*Available data:*
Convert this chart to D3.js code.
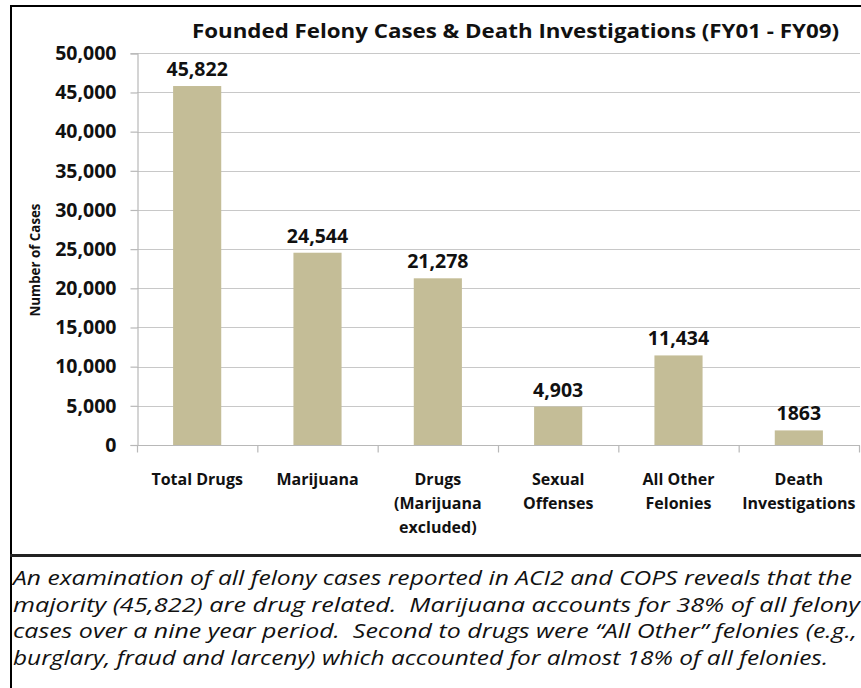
<!DOCTYPE html>
<html>
<head>
<meta charset="utf-8">
<script src="https://cdn.jsdelivr.net/npm/d3@7"></script>
<style>
  body { margin: 0; background: #fff; }
  svg { display: block; font-family: "Open Sans", sans-serif; }
</style>
</head>
<body>
<script>
// chart data
var categories = [
  ["Total Drugs"],
  ["Marijuana"],
  ["Drugs", "(Marijuana", "excluded)"],
  ["Sexual", "Offenses"],
  ["All Other", "Felonies"],
  ["Death", "Investigations"]
]
var values = [45822, 24544, 21278, 4903, 11434, 1863]
var valueLabels = ["45,822", "24,544", "21,278", "4,903", "11,434", "1863"]
var yTicks = [0, 5000, 10000, 15000, 20000, 25000, 30000, 35000, 40000, 45000, 50000]
var title = "Founded Felony Cases & Death Investigations (FY01 - FY09)"
var yTitle = "Number of Cases"
var note = [
  "An examination of all felony cases reported in ACI2 and COPS reveals that the",
  "majority (45,822) are drug related.  Marijuana accounts for 38% of all felony",
  "cases over a nine year period.  Second to drugs were \u201cAll Other\u201d felonies (e.g.,",
  "burglary, fraud and larceny) which accounted for almost 18% of all felonies."
]
var noteWidths = [839, 847, 844, 815]

var W = 861, H = 688
var svg = d3.select("body").append("svg")
  .attr("width", W).attr("height", H)

// plot area
var plotLeft = 137, plotRight = 859, plotTop = 53.3, plotBottom = 445

var xScale = d3.scaleBand()
  .domain(d3.range(values.length))
  .range([plotLeft, plotRight])
  .paddingInner(0.6)
  .paddingOuter(0.3)

var yScale = d3.scaleLinear()
  .domain([0, 50000])
  .range([plotBottom, plotTop])

// gridlines
svg.append("g").selectAll("line")
  .data(yTicks.slice(1))
  .enter().append("line")
  .attr("x1", plotLeft).attr("x2", plotRight + 1)
  .attr("y1", function(d) { return Math.round(yScale(d)) + 0.5 })
  .attr("y2", function(d) { return Math.round(yScale(d)) + 0.5 })
  .attr("stroke", "#c8c8c8").attr("stroke-width", 1.2)

// bars
svg.append("g").selectAll("rect")
  .data(values)
  .enter().append("rect")
  .attr("x", function(d, i) { return xScale(i) })
  .attr("width", xScale.bandwidth())
  .attr("y", function(d) { return yScale(d) })
  .attr("height", function(d) { return yScale(0) - yScale(d) })
  .attr("fill", "#c4bd97")

// y axis
var yAxis = svg.append("g")
  .attr("transform", "translate(" + (plotLeft + 0.5) + ",0)")
  .call(d3.axisLeft(yScale).tickValues(yTicks).tickSize(7).tickPadding(14)
    .tickFormat(d3.format(",")))
yAxis.select(".domain").attr("stroke", "#b8b8b8").attr("stroke-width", 1.2)
yAxis.selectAll(".tick line").attr("stroke", "#b8b8b8").attr("stroke-width", 1.2)
yAxis.selectAll(".tick text")
  .attr("fill", "#111").attr("font-size", 19.5).attr("font-weight", "bold")
  .attr("font-family", "'Open Sans', sans-serif")

// x axis (category ticks at band edges)
var xEdge = d3.scaleLinear().domain([0, values.length]).range([plotLeft, plotRight])
var xAxis = svg.append("g")
  .attr("transform", "translate(0," + (Math.round(plotBottom) + 0.5) + ")")
xAxis.append("line")
  .attr("x1", plotLeft).attr("x2", plotRight + 1)
  .attr("stroke", "#b8b8b8").attr("stroke-width", 1.2)
xAxis.selectAll(".edge")
  .data(d3.range(values.length + 1))
  .enter().append("line")
  .attr("x1", function(d) { return xEdge(d) + 0.5 })
  .attr("x2", function(d) { return xEdge(d) + 0.5 })
  .attr("y1", 0).attr("y2", 7)
  .attr("stroke", "#b8b8b8").attr("stroke-width", 1.2)

// category labels
var catG = svg.append("g").selectAll("text")
  .data(categories)
  .enter().append("text")
  .attr("text-anchor", "middle")
  .attr("font-size", 16).attr("font-weight", "bold").attr("fill", "#111")
catG.selectAll("tspan")
  .data(function(d, i) { return d.map(function(s) { return {s: s, i: i} }) })
  .enter().append("tspan")
  .attr("x", function(d) { return xScale(d.i) + xScale.bandwidth() / 2 })
  .attr("y", function(d, j) { return 485 + j * 24 })
  .text(function(d) { return d.s })

// value labels
svg.append("g").selectAll("text")
  .data(values)
  .enter().append("text")
  .attr("x", function(d, i) { return xScale(i) + xScale.bandwidth() / 2 })
  .attr("y", function(d) { return yScale(d) - 10 })
  .attr("text-anchor", "middle")
  .attr("font-size", 19.5).attr("font-weight", "bold").attr("fill", "#111")
  .text(function(d, i) { return valueLabels[i] })

// title
svg.append("text")
  .attr("x", 515.5).attr("y", 38)
  .attr("text-anchor", "middle")
  .attr("font-size", 20).attr("font-weight", "bold").attr("fill", "#111")
  .attr("textLength", 647).attr("lengthAdjust", "spacingAndGlyphs")
  .text(title)

// y title
svg.append("text")
  .attr("transform", "translate(40,260) rotate(-90)")
  .attr("text-anchor", "middle")
  .attr("font-size", 15).attr("font-weight", "bold").attr("fill", "#111")
  .attr("textLength", 113).attr("lengthAdjust", "spacingAndGlyphs")
  .text(yTitle)

// borders
svg.append("line").attr("x1", 10).attr("x2", W).attr("y1", 6).attr("y2", 6)
  .attr("stroke", "#000").attr("stroke-width", 2)
svg.append("line").attr("x1", 11).attr("x2", 11).attr("y1", 5).attr("y2", H)
  .attr("stroke", "#000").attr("stroke-width", 2)
svg.append("line").attr("x1", 10).attr("x2", W).attr("y1", 555.5).attr("y2", 555.5)
  .attr("stroke", "#222").attr("stroke-width", 3)

// note text
svg.append("g").selectAll("text")
  .data(note)
  .enter().append("text")
  .attr("x", 13)
  .attr("y", function(d, i) { return 585 + i * 26.5 })
  .attr("font-size", 20).attr("font-style", "italic").attr("fill", "#111")
  .attr("textLength", function(d, i) { return noteWidths[i] })
  .attr("lengthAdjust", "spacingAndGlyphs")
  .style("white-space", "pre")
  .text(function(d) { return d })
</script>
</body>
</html>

*What is needed:* What is needed is an exact reproduction of the data, pictures excluded.

*Full solution:*
Convert this chart to D3.js code.
<!DOCTYPE html>
<html>
<head>
<meta charset="utf-8">
<script src="https://cdn.jsdelivr.net/npm/d3@7"></script>
<style>
  body { margin: 0; background: #fff; }
  svg { display: block; font-family: "Open Sans", sans-serif; }
</style>
</head>
<body>
<script>
// chart data
var categories = [
  ["Total Drugs"],
  ["Marijuana"],
  ["Drugs", "(Marijuana", "excluded)"],
  ["Sexual", "Offenses"],
  ["All Other", "Felonies"],
  ["Death", "Investigations"]
]
var values = [45822, 24544, 21278, 4903, 11434, 1863]
var valueLabels = ["45,822", "24,544", "21,278", "4,903", "11,434", "1863"]
var yTicks = [0, 5000, 10000, 15000, 20000, 25000, 30000, 35000, 40000, 45000, 50000]
var title = "Founded Felony Cases & Death Investigations (FY01 - FY09)"
var yTitle = "Number of Cases"
var note = [
  "An examination of all felony cases reported in ACI2 and COPS reveals that the",
  "majority (45,822) are drug related.  Marijuana accounts for 38% of all felony",
  "cases over a nine year period.  Second to drugs were \u201cAll Other\u201d felonies (e.g.,",
  "burglary, fraud and larceny) which accounted for almost 18% of all felonies."
]
var noteWidths = [839, 847, 844, 815]

var W = 861, H = 688
var svg = d3.select("body").append("svg")
  .attr("width", W).attr("height", H)

// plot area
var plotLeft = 137, plotRight = 859, plotTop = 53.3, plotBottom = 445

var xScale = d3.scaleBand()
  .domain(d3.range(values.length))
  .range([plotLeft, plotRight])
  .paddingInner(0.6)
  .paddingOuter(0.3)

var yScale = d3.scaleLinear()
  .domain([0, 50000])
  .range([plotBottom, plotTop])

// gridlines
svg.append("g").selectAll("line")
  .data(yTicks.slice(1))
  .enter().append("line")
  .attr("x1", plotLeft).attr("x2", plotRight + 1)
  .attr("y1", function(d) { return Math.round(yScale(d)) + 0.5 })
  .attr("y2", function(d) { return Math.round(yScale(d)) + 0.5 })
  .attr("stroke", "#c8c8c8").attr("stroke-width", 1.2)

// bars
svg.append("g").selectAll("rect")
  .data(values)
  .enter().append("rect")
  .attr("x", function(d, i) { return xScale(i) })
  .attr("width", xScale.bandwidth())
  .attr("y", function(d) { return yScale(d) })
  .attr("height", function(d) { return yScale(0) - yScale(d) })
  .attr("fill", "#c4bd97")

// y axis
var yAxis = svg.append("g")
  .attr("transform", "translate(" + (plotLeft + 0.5) + ",0)")
  .call(d3.axisLeft(yScale).tickValues(yTicks).tickSize(7).tickPadding(14)
    .tickFormat(d3.format(",")))
yAxis.select(".domain").attr("stroke", "#b8b8b8").attr("stroke-width", 1.2)
yAxis.selectAll(".tick line").attr("stroke", "#b8b8b8").attr("stroke-width", 1.2)
yAxis.selectAll(".tick text")
  .attr("fill", "#111").attr("font-size", 19.5).attr("font-weight", "bold")
  .attr("font-family", "'Open Sans', sans-serif")

// x axis (category ticks at band edges)
var xEdge = d3.scaleLinear().domain([0, values.length]).range([plotLeft, plotRight])
var xAxis = svg.append("g")
  .attr("transform", "translate(0," + (Math.round(plotBottom) + 0.5) + ")")
xAxis.append("line")
  .attr("x1", plotLeft).attr("x2", plotRight + 1)
  .attr("stroke", "#b8b8b8").attr("stroke-width", 1.2)
xAxis.selectAll(".edge")
  .data(d3.range(values.length + 1))
  .enter().append("line")
  .attr("x1", function(d) { return xEdge(d) + 0.5 })
  .attr("x2", function(d) { return xEdge(d) + 0.5 })
  .attr("y1", 0).attr("y2", 7)
  .attr("stroke", "#b8b8b8").attr("stroke-width", 1.2)

// category labels
var catG = svg.append("g").selectAll("text")
  .data(categories)
  .enter().append("text")
  .attr("text-anchor", "middle")
  .attr("font-size", 16).attr("font-weight", "bold").attr("fill", "#111")
catG.selectAll("tspan")
  .data(function(d, i) { return d.map(function(s) { return {s: s, i: i} }) })
  .enter().append("tspan")
  .attr("x", function(d) { return xScale(d.i) + xScale.bandwidth() / 2 })
  .attr("y", function(d, j) { return 485 + j * 24 })
  .text(function(d) { return d.s })

// value labels
svg.append("g").selectAll("text")
  .data(values)
  .enter().append("text")
  .attr("x", function(d, i) { return xScale(i) + xScale.bandwidth() / 2 })
  .attr("y", function(d) { return yScale(d) - 10 })
  .attr("text-anchor", "middle")
  .attr("font-size", 19.5).attr("font-weight", "bold").attr("fill", "#111")
  .text(function(d, i) { return valueLabels[i] })

// title
svg.append("text")
  .attr("x", 515.5).attr("y", 38)
  .attr("text-anchor", "middle")
  .attr("font-size", 20).attr("font-weight", "bold").attr("fill", "#111")
  .attr("textLength", 647).attr("lengthAdjust", "spacingAndGlyphs")
  .text(title)

// y title
svg.append("text")
  .attr("transform", "translate(40,260) rotate(-90)")
  .attr("text-anchor", "middle")
  .attr("font-size", 15).attr("font-weight", "bold").attr("fill", "#111")
  .attr("textLength", 113).attr("lengthAdjust", "spacingAndGlyphs")
  .text(yTitle)

// borders
svg.append("line").attr("x1", 10).attr("x2", W).attr("y1", 6).attr("y2", 6)
  .attr("stroke", "#000").attr("stroke-width", 2)
svg.append("line").attr("x1", 11).attr("x2", 11).attr("y1", 5).attr("y2", H)
  .attr("stroke", "#000").attr("stroke-width", 2)
svg.append("line").attr("x1", 10).attr("x2", W).attr("y1", 555.5).attr("y2", 555.5)
  .attr("stroke", "#222").attr("stroke-width", 3)

// note text
svg.append("g").selectAll("text")
  .data(note)
  .enter().append("text")
  .attr("x", 13)
  .attr("y", function(d, i) { return 585 + i * 26.5 })
  .attr("font-size", 20).attr("font-style", "italic").attr("fill", "#111")
  .attr("textLength", function(d, i) { return noteWidths[i] })
  .attr("lengthAdjust", "spacingAndGlyphs")
  .style("white-space", "pre")
  .text(function(d) { return d })
</script>
</body>
</html>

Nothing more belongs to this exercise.